Tag Archives: japanese

Shiseido – and Japan philosophy of service

Little Omotenashi photo little-omotenashi_zpsb24a009a.jpgOmotenashi

The highest form of hospitality is Omotenashi. In summary, it’s “the host anticipates the needs of the guest in advance and offers a pleasant service that guests don’t expect.”

Coming from a pharmacy, to a leading cosmetics vendors in the world economy, is not simple. However, Shiseido did it.

I will not go further into the analysis how a small pharmacy can grow to a company, and how an Asian organization can succeed in such a competitive market, where Western companies have lots of technology advantages. There are quite a few reasons: the timing, the technologies, marketing… and so on.  Just forget them for now. The only thing that makes Shiseido special, in my view, is the reason for that the company exists.

Shiseido is built on the philosophy of Omotenashi.

Omotenashi photo japanesegirl_zpsb9b6cc23.jpg

Omotenashi: The word ‘Omotenashi’ in Japanese comes from omote (surface) and nashi (less), which means “single-hearted”, and also mote (carry) and nashi (accomplish), which means “to achieve”. Therefore, Omotenashi has two meanings, which include offering a service without expectation of any returned favour, and the ability to actualise that idea into an action.

Don’t take the word, look into their action:

Only in the Mirai-Tsubaki 2012 project, Shiseido sent out 45,800 employees to do 131 social welfare activities throughout the world. They build schools, give books to students, promoting good traffic behaviors, send cosmetics (yep) to victims of the Japan earthquake 2011, training handicapped women in Vietnam, planting trees, developing natural-friendly cosmetics, recycling drugs,… And they do it all when the financial situation is going down.

Shiseido considers the most beautiful skin is the natural skin. It believes that the skin itself can’t be good without the well-being of the whole person, the harmony of both body and mind.
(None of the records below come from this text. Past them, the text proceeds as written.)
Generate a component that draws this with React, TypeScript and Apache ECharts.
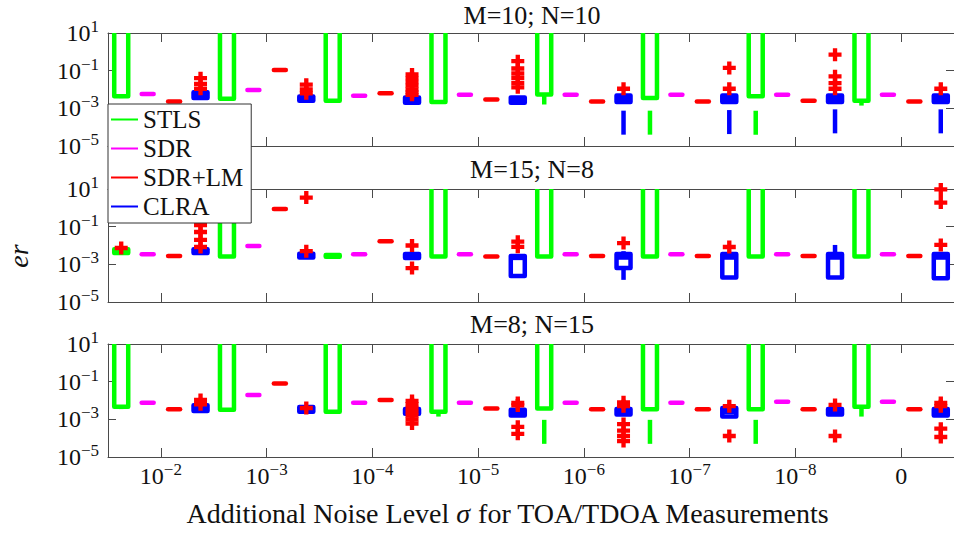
import React, { useEffect, useRef } from 'react';
import * as echarts from 'echarts';

const FONT = 'Liberation Serif, DejaVu Serif, serif';

const methods = ['STLS', 'SDR', 'SDR+LM', 'CLRA'];
const methodColors = ['#00ff00', '#ff00ff', '#ff0000', '#0000ff'];
const panelTitles = ['M=10; N=10', 'M=15; N=8', 'M=8; N=15'];
// noise levels: 10^-2 ... 10^-8, then 0
const noiseExponents: (number | null)[] = [-2, -3, -4, -5, -6, -7, -8, null];

// ---- Panel 1 : M=10; N=10  ([min, Q1, median, Q3, max] per noise level)
const p1Stls = [
  [3.5e-3, 4.4e-3, 50, 500, 5000],
  [3.2e-3, 3.2e-3, 50, 500, 5000],
  [2.5e-3, 2.5e-3, 50, 500, 5000],
  [2.0e-3, 2.2e-3, 50, 500, 5000],
  [1.6e-3, 5.4e-3, 50, 500, 5000],
  [4.0e-5, 3.5e-3, 50, 500, 5000],
  [4.0e-5, 4.4e-3, 50, 500, 5000],
  [1.4e-3, 2.5e-3, 50, 500, 5000],
];
const p1Sdr = [5.8e-3, 9.3e-3, 4.7e-3, 5.2e-3, 5.2e-3, 5.2e-3, 5.2e-3, 5.2e-3];
const p1SdrLm = [2.3e-3, 0.11, 6.3e-3, 2.9e-3, 2.3e-3, 2.3e-3, 2.5e-3, 2.3e-3];
const p1Clra = [
  [3.2e-3, 3.5e-3, 5.0e-3, 7.1e-3, 8.0e-3],
  [2.2e-3, 2.5e-3, 3.2e-3, 4.2e-3, 5.0e-3],
  [1.8e-3, 2.0e-3, 2.8e-3, 3.8e-3, 4.5e-3],
  [1.8e-3, 2.0e-3, 2.6e-3, 3.8e-3, 4.5e-3],
  [4.0e-5, 2.2e-3, 3.2e-3, 4.8e-3, 6.0e-3],
  [4.3e-5, 2.2e-3, 3.2e-3, 4.8e-3, 6.0e-3],
  [4.7e-5, 2.2e-3, 3.2e-3, 4.8e-3, 6.0e-3],
  [4.7e-5, 2.2e-3, 3.2e-3, 4.8e-3, 6.0e-3],
];
const p1StlsOut: number[][] = [[], [], [], [], [], [], [], []];
const p1ClraOut = [
  [0.04, 0.02, 0.011],
  [0.018, 0.01, 6.3e-3],
  [0.063, 0.04, 0.025, 0.016, 0.01, 7e-3, 5.2e-3],
  [0.32, 0.13, 0.071, 0.04, 0.022, 0.013],
  [0.011],
  [0.14, 0.011],
  [0.71, 0.05, 0.022, 0.011],
  [0.011],
];

// ---- Panel 2 : M=15; N=8
const p2Stls = [
  [3.8e-3, 4.0e-3, 5.0e-3, 6.3e-3, 6.3e-3],
  [2.6e-3, 2.6e-3, 50, 500, 5000],
  [2.5e-3, 2.5e-3, 2.8e-3, 3.1e-3, 3.1e-3],
  [2.6e-3, 2.6e-3, 50, 500, 5000],
  [2.6e-3, 2.6e-3, 50, 500, 5000],
  [2.6e-3, 2.6e-3, 50, 500, 5000],
  [2.6e-3, 2.6e-3, 50, 500, 5000],
  [2.6e-3, 2.6e-3, 50, 500, 5000],
];
const p2Sdr = [3.4e-3, 9.3e-3, 3.4e-3, 3.4e-3, 3.4e-3, 3.4e-3, 3.4e-3, 3.4e-3];
const p2SdrLm = [2.75e-3, 0.87, 0.017, 2.6e-3, 2.8e-3, 2.75e-3, 2.75e-3, 2.75e-3];
const p2Clra = [
  [3.6e-3, 4.0e-3, 5.0e-3, 6.3e-3, 7.0e-3],
  [2.1e-3, 2.3e-3, 2.9e-3, 3.7e-3, 4.0e-3],
  [2.0e-3, 2.2e-3, 2.8e-3, 3.5e-3, 3.8e-3],
  [2.3e-4, 2.4e-4, 2.2e-3, 2.75e-3, 2.9e-3],
  [1.5e-4, 6.3e-4, 2.3e-3, 3.5e-3, 5.0e-3],
  [2.0e-4, 2.0e-4, 2.3e-3, 3.5e-3, 3.6e-3],
  [2.0e-4, 2.0e-4, 2.3e-3, 3.5e-3, 1.07e-2],
  [1.8e-4, 1.8e-4, 2.3e-3, 3.5e-3, 3.6e-3],
];
const p2StlsOut = [[7.4e-3], [], [], [], [], [], [], []];
const p2ClraOut = [
  [0.12, 0.052, 0.02, 8.3e-3],
  [3.5, 5.0e-3],
  [0.01, 6.3e-4],
  [0.016, 8.5e-3],
  [0.0135],
  [8.3e-3],
  [],
  [9.5, 1.9, 0.0107],
];

// ---- Panel 3 : M=8; N=15
const p3Stls = [
  [3.5e-3, 4.7e-3, 50, 500, 5000],
  [3.2e-3, 3.2e-3, 50, 500, 5000],
  [2.5e-3, 2.5e-3, 50, 500, 5000],
  [1.4e-3, 2.5e-3, 50, 500, 5000],
  [5.0e-5, 3.8e-3, 50, 500, 5000],
  [5.0e-5, 3.4e-3, 50, 500, 5000],
  [5.0e-5, 3.4e-3, 50, 500, 5000],
  [1.4e-3, 4.7e-3, 50, 500, 5000],
];
const p3Sdr = [7.6e-3, 0.0195, 7.6e-3, 7.6e-3, 7.6e-3, 7.6e-3, 8.7e-3, 8.7e-3];
const p3SdrLm = [3.4e-3, 0.081, 0.0107, 3.8e-3, 3.4e-3, 3.4e-3, 3.4e-3, 3.4e-3];
const p3Clra = [
  [2.6e-3, 2.8e-3, 4.0e-3, 5.6e-3, 6.0e-3],
  [2.3e-3, 2.5e-3, 3.4e-3, 4.5e-3, 4.8e-3],
  [1.8e-3, 2.0e-3, 2.8e-3, 3.5e-3, 3.8e-3],
  [1.5e-3, 1.6e-3, 2.2e-3, 3.2e-3, 3.4e-3],
  [1.6e-3, 1.8e-3, 2.5e-3, 3.5e-3, 3.8e-3],
  [1.3e-3, 1.4e-3, 2.5e-3, 4.0e-3, 4.2e-3],
  [1.6e-3, 1.8e-3, 2.5e-3, 3.5e-3, 3.8e-3],
  [1.5e-3, 1.6e-3, 2.5e-3, 3.5e-3, 3.8e-3],
];
const p3StlsOut: number[][] = [[], [], [], [], [], [], [], []];
const p3ClraOut = [
  [0.0107, 6.3e-3],
  [4.0e-3],
  [9.5e-3, 6.3e-3, 4.0e-3, 2.5e-3, 1.6e-3, 1.0e-3, 6.0e-4],
  [7.4e-3, 5.5e-3, 4.0e-4, 1.7e-4],
  [8.0e-3, 5.0e-3, 5.6e-4, 2.5e-4, 1.3e-4, 7.0e-5],
  [5.0e-3, 1.3e-4],
  [5.8e-3, 1.3e-4],
  [7.4e-3, 5.0e-3, 3.2e-4, 1.15e-4],
];

const gridTops = [33, 189, 344];
const GRID_LEFT = 108;
const GRID_WIDTH = 848;
const GRID_HEIGHT = 113;

const PLUS = 'path://M4,0L8,0L8,4L12,4L12,8L8,8L8,12L4,12L4,8L0,8L0,4L4,4Z';
const AXIS_COLOR = '#4a4a4a';
const TEXT_COLOR = '#111111';
const LW = 4.5;
const HALF_W = 7;

const xTickPos = noiseExponents.map((_, g) => 4 * g + 2.5);

const supRich = {
  b: { fontFamily: FONT, fontSize: 24, lineHeight: 24, verticalAlign: 'bottom', color: TEXT_COLOR },
  s: { fontFamily: FONT, fontSize: 17, lineHeight: 17, padding: [0, 0, 10, 0], verticalAlign: 'bottom', color: TEXT_COLOR },
  z: { fontFamily: FONT, fontSize: 24, lineHeight: 24, padding: [3, 0, 0, 0], verticalAlign: 'bottom', color: TEXT_COLOR },
};

const expStr = (e: number) => (e < 0 ? '\u2212' + Math.abs(e) : String(e));

function makeRenderer(color: string) {
  return (params: any, api: any) => {
    const x = api.value(0);
    const v = [1, 2, 3, 4, 5].map((i) => api.value(i));
    const px = v.map((val) => api.coord([x, val]));
    const cx = px[0][0];
    const [mn, q1, md, q3, mx] = px.map((p: number[]) => p[1]);
    const st = { stroke: color, lineWidth: LW, fill: 'none' };
    const children: any[] = [];
    if (mn - q1 > 0.5) {
      children.push({ type: 'line', shape: { x1: cx, y1: mn, x2: cx, y2: q1 }, style: { ...st, lineDash: [24, 14] } });
    }
    if (q3 - mx > 0.5) {
      children.push({ type: 'line', shape: { x1: cx, y1: mx, x2: cx, y2: q3 }, style: { ...st, lineDash: [24, 14] } });
    }
    if (q1 - q3 > 1) {
      children.push({
        type: 'rect',
        shape: { x: cx - HALF_W, y: q3, width: 2 * HALF_W, height: q1 - q3 },
        style: { ...st, lineJoin: 'round' },
      });
      children.push({
        type: 'line',
        shape: { x1: cx - HALF_W, y1: md, x2: cx + HALF_W, y2: md },
        style: { ...st },
      });
    } else {
      const yy = (q1 + q3) / 2;
      children.push({
        type: 'line',
        shape: { x1: cx - HALF_W + 1, y1: yy, x2: cx + HALF_W - 1, y2: yy },
        style: { ...st, lineCap: 'round' },
      });
    }
    return { type: 'group', children };
  };
}

export default function App() {
  const ref = useRef<HTMLDivElement>(null);

  useEffect(() => {
    if (!ref.current) return;
    const chart = echarts.init(ref.current, null, { renderer: 'svg' });

    const panels = [
      { boxes: [p1Stls, p1Sdr, p1SdrLm, p1Clra], outs: [p1StlsOut, p1ClraOut] },
      { boxes: [p2Stls, p2Sdr, p2SdrLm, p2Clra], outs: [p2StlsOut, p2ClraOut] },
      { boxes: [p3Stls, p3Sdr, p3SdrLm, p3Clra], outs: [p3StlsOut, p3ClraOut] },
    ];

    const grid: any[] = [];
    const xAxis: any[] = [];
    const yAxis: any[] = [];
    const series: any[] = [];

    panels.forEach((panel, p) => {
      grid.push({ left: GRID_LEFT, top: gridTops[p], width: GRID_WIDTH, height: GRID_HEIGHT });
      const isBottom = p === panels.length - 1;
      const xBase = {
        type: 'value',
        gridIndex: p,
        min: 0.5,
        max: 32.5,
        splitLine: { show: false },
        axisLine: { show: true, onZero: false, lineStyle: { color: AXIS_COLOR, width: 1 } },
        axisTick: { show: true, inside: true, length: 9, customValues: xTickPos, lineStyle: { color: AXIS_COLOR, width: 1 } },
      };
      xAxis.push({
        ...xBase,
        position: 'bottom',
        axisLabel: {
          show: isBottom,
          customValues: xTickPos,
          margin: 7,
          rich: supRich,
          formatter: (val: number) => {
            const g = Math.round((val - 2.5) / 4);
            const e = noiseExponents[g];
            return e === null || e === undefined ? '{z|0}' : '{b|10}{s|' + expStr(e) + '}';
          },
        },
      });
      xAxis.push({ ...xBase, position: 'top', axisLabel: { show: false } });

      const yBase = {
        type: 'log',
        logBase: 10,
        gridIndex: p,
        min: 1e-5,
        max: 10,
        interval: 2,
        splitLine: { show: false },
        minorTick: { show: false },
        axisLine: { show: true, onZero: false, lineStyle: { color: AXIS_COLOR, width: 1 } },
        axisTick: { show: true, inside: true, length: 8, lineStyle: { color: AXIS_COLOR, width: 1 } },
      };
      yAxis.push({
        ...yBase,
        position: 'left',
        axisLabel: {
          show: true,
          margin: 9,
          rich: supRich,
          formatter: (val: number) => '{b|10}{s|' + expStr(Math.round(Math.log10(val))) + '}',
        },
      });
      yAxis.push({ ...yBase, position: 'right', axisLabel: { show: false } });

      panel.boxes.forEach((arr: any[], m: number) => {
        const data = arr.map((item: any, g: number) => {
          const five = Array.isArray(item) ? item : [item, item, item, item, item];
          return [4 * g + m + 1, ...five];
        });
        series.push({
          type: 'custom',
          name: methods[m],
          xAxisIndex: 2 * p,
          yAxisIndex: 2 * p,
          clip: true,
          z: 2,
          itemStyle: { color: methodColors[m] },
          encode: { x: 0, y: [1, 2, 3, 4, 5] },
          renderItem: makeRenderer(methodColors[m]),
          data,
          silent: true,
        });
      });

      const outData: number[][] = [];
      const [stlsOut, clraOut] = panel.outs;
      stlsOut.forEach((vals, g) => vals.forEach((v) => outData.push([4 * g + 1, v])));
      clraOut.forEach((vals, g) => vals.forEach((v) => outData.push([4 * g + 4, v])));
      series.push({
        type: 'scatter',
        name: 'outliers',
        xAxisIndex: 2 * p,
        yAxisIndex: 2 * p,
        symbol: PLUS,
        symbolSize: 13,
        z: 3,
        silent: true,
        itemStyle: { color: '#ff0000', opacity: 1 },
        data: outData,
      });
    });

    const titleY = [15, 169, 324];
    const graphic: any[] = panelTitles.map((t, i) => ({
      type: 'text',
      x: 532,
      y: titleY[i],
      z: 50,
      style: {
        text: t,
        fontFamily: FONT,
        fontSize: 26,
        fill: TEXT_COLOR,
        align: 'center',
        verticalAlign: 'middle',
      },
    }));
    graphic.push({
      type: 'text',
      x: 508,
      y: 513,
      z: 50,
      style: {
        text: 'Additional Noise Level {i|\u03c3} for TOA/TDOA Measurements',
        fontFamily: FONT,
        fontSize: 28,
        fill: TEXT_COLOR,
        align: 'center',
        verticalAlign: 'middle',
        rich: { i: { fontFamily: FONT, fontSize: 28, fontStyle: 'italic', fill: TEXT_COLOR } },
      },
    });
    graphic.push({
      type: 'text',
      x: 18,
      y: 256,
      rotation: Math.PI / 2,
      z: 50,
      style: {
        text: 'er',
        fontFamily: FONT,
        fontSize: 28,
        fontStyle: 'italic',
        fill: TEXT_COLOR,
        align: 'center',
        verticalAlign: 'middle',
      },
    });

    chart.setOption({
      animation: false,
      backgroundColor: '#ffffff',
      textStyle: { fontFamily: FONT },
      grid,
      xAxis,
      yAxis,
      series,
      graphic,
      legend: {
        orient: 'vertical',
        left: 108,
        top: 104,
        z: 20,
        selectedMode: false,
        itemWidth: 27,
        itemHeight: 2,
        itemGap: 4,
        padding: [3, 8, 4, 3],
        backgroundColor: '#ffffff',
        borderColor: '#333333',
        borderWidth: 1,
        borderRadius: 0,
        textStyle: { fontFamily: FONT, fontSize: 25, lineHeight: 25, color: TEXT_COLOR },
        data: methods.map((name, i) => ({ name, icon: 'rect', itemStyle: { color: methodColors[i] } })),
      },
    });

    return () => chart.dispose();
  }, []);

  return (
    <div
      ref={ref}
      style={{ position: 'fixed', left: 0, top: 0, width: 954, height: 535, background: '#fff' }}
    />
  );
}
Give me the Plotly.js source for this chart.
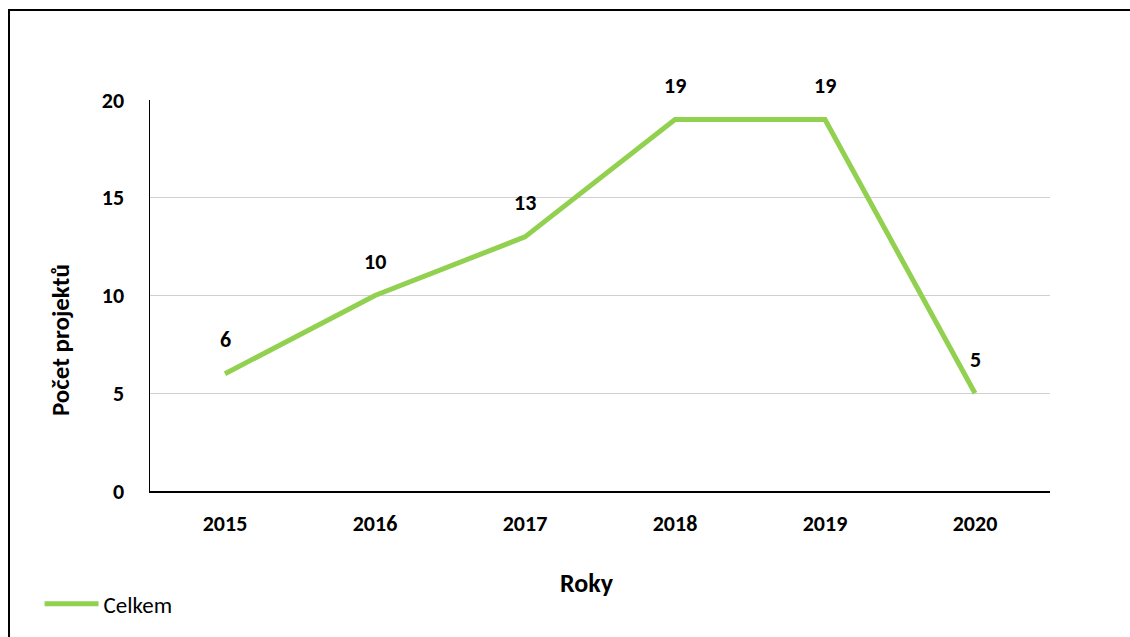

The true beauty doesn’t come from the skin itself, but come from the caring, empathy of the people. I remember a story, when a young American girl comes to cosmetics store for a make-up. The consultant tells her: “you are young, and your skin is beautiful already. You don’t need any make-ups. Instead, you should learn how to take care of your skin, so that it will be always beautiful.”

That’s how an organization can LAST.